Writer and director David Russell (“The Fighter”) doesn’t cease to impress with his new Oscar-worthy film “Silver Linings Playbook,” which premieres Nov. 21. The film stars Bradley Cooper (“The Hangover”) as Pat, an overly aggressive man fresh out of the mental hospital on a mission to reroute his life. Alongside him, Jennifer Lawrence (“The Hunger Games”) plays Tiffany, a bold and outspoken young woman recovering from the abrupt loss of a loved one. The two rely on one another to maintain their separate therapeutic remedies, their encounters often yielding shocking outcomes and stressful conversations. If you didn’t think these actors could handle such serious roles, after witnessing this film that doubles as an artistic statement on psychological disorders, you’ll never see them again as just the attractive drunken idiot and the tough teen fighting for survival in a fantasy world.

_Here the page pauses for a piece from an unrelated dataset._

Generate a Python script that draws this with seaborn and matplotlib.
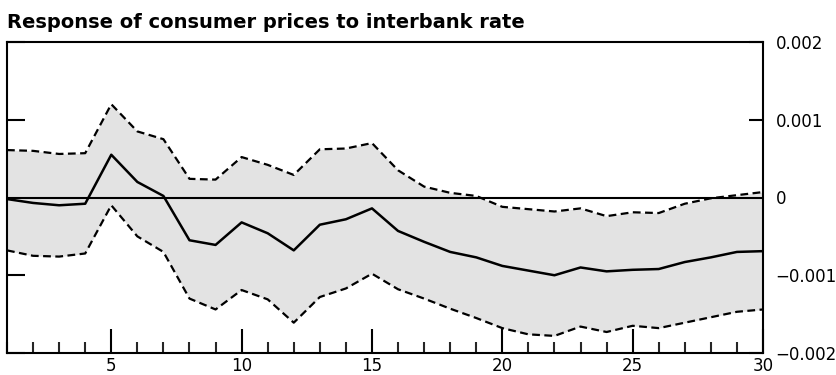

One of the most dramatic scenes of the film centers on a highly dysfunctional group of frustrated people engaged in a tense argument that touches upon mental illness, gambling, sports and an irrational belief in superstition. It does all this while making the audience laugh momentarily, allowing us to release a shaky breath and feel relieved of a certain anxiety that lingers from the opening credits. The camera cuts across the room, following the action, sometimes highlighting background remarks and simultaneous disagreements. The scene seems to drag on for an unconventionally long period of time, but it doesn’t do that — it progresses. Storylines cross, emotions are heightened, twists begin to form and the final plan is set in action.
All of this comes across in one scene. One well-choreographed scene gives you a sudden gut feeling about characters that changes your entire prior perception of them. One striking scene lifts the overpowering discomfort, this wholly empty sensation that resides in the limbo between happiness and tragedy, and fills it with ephemeral joy. That joy has the same qualities it would have in reality — we don’t walk away unaffected like characters at the end of sitcoms. It acts as one quick escape, one reminder that these fictional people and situations might as well be living in your neighborhood.
Although the trailer portrays the film as an offbeat romantic comedy with a slight dramatic tinge, “Silver Linings Playbook” doesn’t exactly fit any one category. The movie contains a record number of scenes involving characters losing their every inhibition and full on screaming at one another. The film itself parallels the reality of the characters afflicted with bipolar disorder: it ranges most drastically from lighthearted, to very profound tragedy, to absolute indignation. There are a few structural and cinematographic techniques employed in the film that you may recognize in the classic romantic comedy, but they complement the realism established throughout.
See this movie. It is uncomfortable, dangerous, enlightening, harsh, lovely, warmhearted, tense and above all, everything is unexpected. It leaves a sinking feeling inside of you. It has the power to alter the mental state you were in upon entering the theater. That power is not guaranteed in every movie you see, but I can tell you that it exists here.